(Problem statement):
Without the pictures, output the lines of the material from the very first through the one that holds "1.6, 0, 0, 0, 0]".

(Dataset content):
************

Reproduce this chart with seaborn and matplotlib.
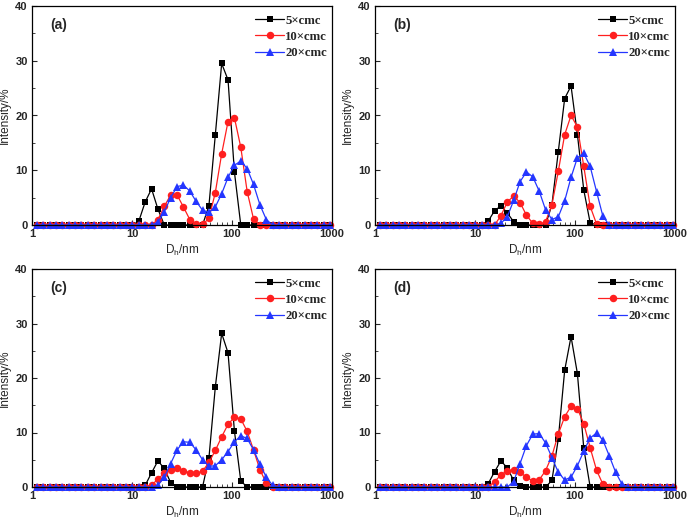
import numpy as np
import pandas as pd
import matplotlib
matplotlib.use("Agg")
import matplotlib.pyplot as plt
import seaborn as sns
from matplotlib.ticker import FixedLocator, MultipleLocator, LogLocator, NullFormatter, FixedFormatter

# Hydrodynamic diameter bins (nm)
D_LOW = [1.117, 1.294, 1.499, 1.736, 2.010, 2.328, 2.696, 3.122, 3.615, 4.187,
         4.849, 5.615, 6.503, 7.531, 8.721]
D_WIN = [10.10, 11.70, 13.54, 15.69, 18.17, 21.04, 24.36, 28.21, 32.67, 37.84,
         43.82, 50.75, 58.77, 68.06, 78.82, 91.28, 105.7, 122.4, 141.8, 164.2,
         190.1, 220.2, 255.0, 295.3, 342.0]
D_HIGH = [396.1, 458.7, 531.2, 615.1, 712.4, 825.0, 955.4]

SERIES = ["5×cmc", "10×cmc", "20×cmc"]
PANELS = ["(a)", "(b)", "(c)", "(d)"]

# Intensity (%) over the D_WIN bins; zero elsewhere
a_5 = [0, 0.7, 4.2, 6.6, 2.9, 0, 0, 0, 0, 0, 0, 0, 3.5, 16.4, 29.5, 26.5, 9.7, 0, 0, 0, 0, 0, 0, 0, 0]
a_10 = [0, 0, 0, 0, 1.0, 3.4, 5.5, 5.5, 3.3, 1.0, 0.2, 0.1, 1.2, 5.9, 13.0, 18.9, 19.6, 14.2, 6.1, 1.1, 0, 0, 0, 0, 0]
a_20 = [0, 0, 0, 0, 0.5, 2.4, 5.0, 7.0, 7.3, 6.2, 4.3, 2.7, 2.3, 3.3, 5.7, 8.7, 10.9, 11.7, 10.3, 7.4, 3.7, 1.0, 0, 0, 0]

b_5 = [0, 0, 0.7, 2.6, 3.5, 2.2, 0.6, 0, 0, 0, 0, 0, 3.7, 13.4, 23.1, 25.4, 16.5, 6.4, 0.4, 0, 0, 0, 0, 0, 0]
b_10 = [0, 0, 0, 0, 1.7, 4.2, 5.3, 4.1, 1.8, 0.3, 0.1, 0.6, 3.7, 9.8, 16.5, 20.0, 17.9, 10.7, 3.4, 0.2, 0, 0, 0, 0, 0]
b_20 = [0, 0, 0, 0, 0.3, 1.5, 4.5, 7.9, 9.7, 8.8, 6.2, 2.8, 1.0, 1.5, 4.4, 8.7, 12.3, 13.1, 10.7, 6.1, 1.6, 0, 0, 0, 0]

c_5 = [0, 0, 0.3, 2.6, 4.8, 3.4, 0.8, 0, 0, 0, 0, 0, 5.3, 18.3, 28.2, 24.6, 10.3, 1.1, 0, 0, 0, 0, 0, 0, 0]
c_10 = [0, 0, 0, 0.4, 1.4, 2.6, 3.2, 3.4, 3.0, 2.6, 2.5, 2.9, 4.5, 6.7, 9.2, 11.5, 12.8, 12.5, 10.2, 6.8, 3.2, 0.7, 0, 0, 0]
c_20 = [0, 0, 0, 0, 0.3, 1.8, 4.3, 6.8, 8.3, 8.2, 6.8, 5.0, 3.8, 3.9, 5.0, 6.5, 8.3, 9.4, 8.9, 6.8, 4.2, 1.8, 0.3, 0, 0]

d_5 = [0, 0, 0.6, 2.8, 4.8, 3.5, 1.2, 0.1, 0, 0, 0, 0, 1.2, 8.8, 21.4, 27.6, 20.8, 7.1, 0, 0, 0, 0, 0, 0, 0]
d_10 = [0, 0, 0, 1.0, 2.2, 3.0, 3.1, 2.7, 1.8, 1.1, 1.3, 3.0, 5.7, 9.7, 12.9, 14.8, 14.4, 11.6, 7.2, 3.1, 0.5, 0, 0, 0, 0]
d_20 = [0, 0, 0, 0, 0, 0, 1.0, 4.3, 7.6, 9.7, 9.8, 8.1, 5.4, 2.7, 1.3, 1.8, 3.9, 6.6, 9.0, 9.9, 8.6, 5.7, 2.7, 0.5, 0]

PANEL_DATA = [(a_5, a_10, a_20), (b_5, b_10, b_20), (c_5, c_10, c_20), (d_5, d_10, d_20)]

COLORS = ["#000000", "#ff1f1f", "#2436ff"]
MARKERS = ["s", "o", "^"]
MSIZES = [4.8, 5.4, 5.6]

sns.set_style("ticks")
plt.rcParams["font.family"] = ["Liberation Sans", "DejaVu Sans"]
plt.rcParams["xtick.direction"] = "in"
plt.rcParams["ytick.direction"] = "in"

W, H = 687, 523
fig = plt.figure(figsize=(W / 100, H / 100), dpi=100)

rects_px = [(32, 6, 300, 219), (375, 6, 300, 219), (32, 269, 300, 218), (375, 269, 300, 218)]

d_all = D_LOW + D_WIN + D_HIGH

for (lx, ty, w, h), label, series_vals in zip(rects_px, PANELS, PANEL_DATA):
    ax = fig.add_axes([lx / W, 1 - (ty + h) / H, w / W, h / H])
    for name, vals, col, mk, ms in zip(SERIES, series_vals, COLORS, MARKERS, MSIZES):
        y = [0.0] * len(D_LOW) + list(vals) + [0.0] * len(D_HIGH)
        df = pd.DataFrame({"D": d_all, "I": y})
        sns.lineplot(data=df, x="D", y="I", ax=ax, color=col, marker=mk,
                     markersize=ms, markeredgewidth=0, linewidth=0.9,
                     label=name, estimator=None, sort=True, clip_on=False)
    ax.set_xscale("log")
    ax.set_xlim(1, 1000)
    ax.set_ylim(0, 40)
    ax.xaxis.set_major_locator(FixedLocator([1, 10, 100, 1000]))
    ax.xaxis.set_major_formatter(FixedFormatter(["1", "10", "100", "1000"]))
    ax.xaxis.set_minor_locator(LogLocator(base=10, subs=np.arange(2, 10)))
    ax.xaxis.set_minor_formatter(NullFormatter())
    ax.yaxis.set_major_locator(MultipleLocator(10))
    ax.yaxis.set_minor_locator(MultipleLocator(5))
    ax.tick_params(which="major", length=3.5, width=0.8, labelsize=8, pad=3)
    ax.tick_params(which="minor", length=2, width=0.6)
    for t in ax.get_xticklabels() + ax.get_yticklabels():
        t.set_fontweight("bold")
    for sp in ax.spines.values():
        sp.set_visible(True)
        sp.set_linewidth(0.9)
        sp.set_color("black")
    ax.set_xlabel("D$_\\mathregular{h}$/nm", fontsize=8.5, labelpad=3)
    ax.set_ylabel("Intensity/%", fontsize=8.5, labelpad=3)
    ax.text(0.06, 0.945, label, transform=ax.transAxes, fontsize=10,
            fontweight="bold", va="top", ha="left")
    leg = ax.legend(loc="upper left", bbox_to_anchor=(0.735, 0.972), frameon=False,
                    prop={"family": ["Liberation Serif", "DejaVu Serif"], "weight": "bold", "size": 9.2},
                    handlelength=2.3, handletextpad=0.05, labelspacing=0.33,
                    borderaxespad=0.0, borderpad=0.2)
    ax.grid(False)

fig.savefig("out.png", dpi=100)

************

(Solution for this exercise):
Reproduce this chart with seaborn and matplotlib.
import numpy as np
import pandas as pd
import matplotlib
matplotlib.use("Agg")
import matplotlib.pyplot as plt
import seaborn as sns
from matplotlib.ticker import FixedLocator, MultipleLocator, LogLocator, NullFormatter, FixedFormatter

# Hydrodynamic diameter bins (nm)
D_LOW = [1.117, 1.294, 1.499, 1.736, 2.010, 2.328, 2.696, 3.122, 3.615, 4.187,
         4.849, 5.615, 6.503, 7.531, 8.721]
D_WIN = [10.10, 11.70, 13.54, 15.69, 18.17, 21.04, 24.36, 28.21, 32.67, 37.84,
         43.82, 50.75, 58.77, 68.06, 78.82, 91.28, 105.7, 122.4, 141.8, 164.2,
         190.1, 220.2, 255.0, 295.3, 342.0]
D_HIGH = [396.1, 458.7, 531.2, 615.1, 712.4, 825.0, 955.4]

SERIES = ["5×cmc", "10×cmc", "20×cmc"]
PANELS = ["(a)", "(b)", "(c)", "(d)"]

# Intensity (%) over the D_WIN bins; zero elsewhere
a_5 = [0, 0.7, 4.2, 6.6, 2.9, 0, 0, 0, 0, 0, 0, 0, 3.5, 16.4, 29.5, 26.5, 9.7, 0, 0, 0, 0, 0, 0, 0, 0]
a_10 = [0, 0, 0, 0, 1.0, 3.4, 5.5, 5.5, 3.3, 1.0, 0.2, 0.1, 1.2, 5.9, 13.0, 18.9, 19.6, 14.2, 6.1, 1.1, 0, 0, 0, 0, 0]
a_20 = [0, 0, 0, 0, 0.5, 2.4, 5.0, 7.0, 7.3, 6.2, 4.3, 2.7, 2.3, 3.3, 5.7, 8.7, 10.9, 11.7, 10.3, 7.4, 3.7, 1.0, 0, 0, 0]

b_5 = [0, 0, 0.7, 2.6, 3.5, 2.2, 0.6, 0, 0, 0, 0, 0, 3.7, 13.4, 23.1, 25.4, 16.5, 6.4, 0.4, 0, 0, 0, 0, 0, 0]
b_10 = [0, 0, 0, 0, 1.7, 4.2, 5.3, 4.1, 1.8, 0.3, 0.1, 0.6, 3.7, 9.8, 16.5, 20.0, 17.9, 10.7, 3.4, 0.2, 0, 0, 0, 0, 0]
b_20 = [0, 0, 0, 0, 0.3, 1.5, 4.5, 7.9, 9.7, 8.8, 6.2, 2.8, 1.0, 1.5, 4.4, 8.7, 12.3, 13.1, 10.7, 6.1, 1.6, 0, 0, 0, 0]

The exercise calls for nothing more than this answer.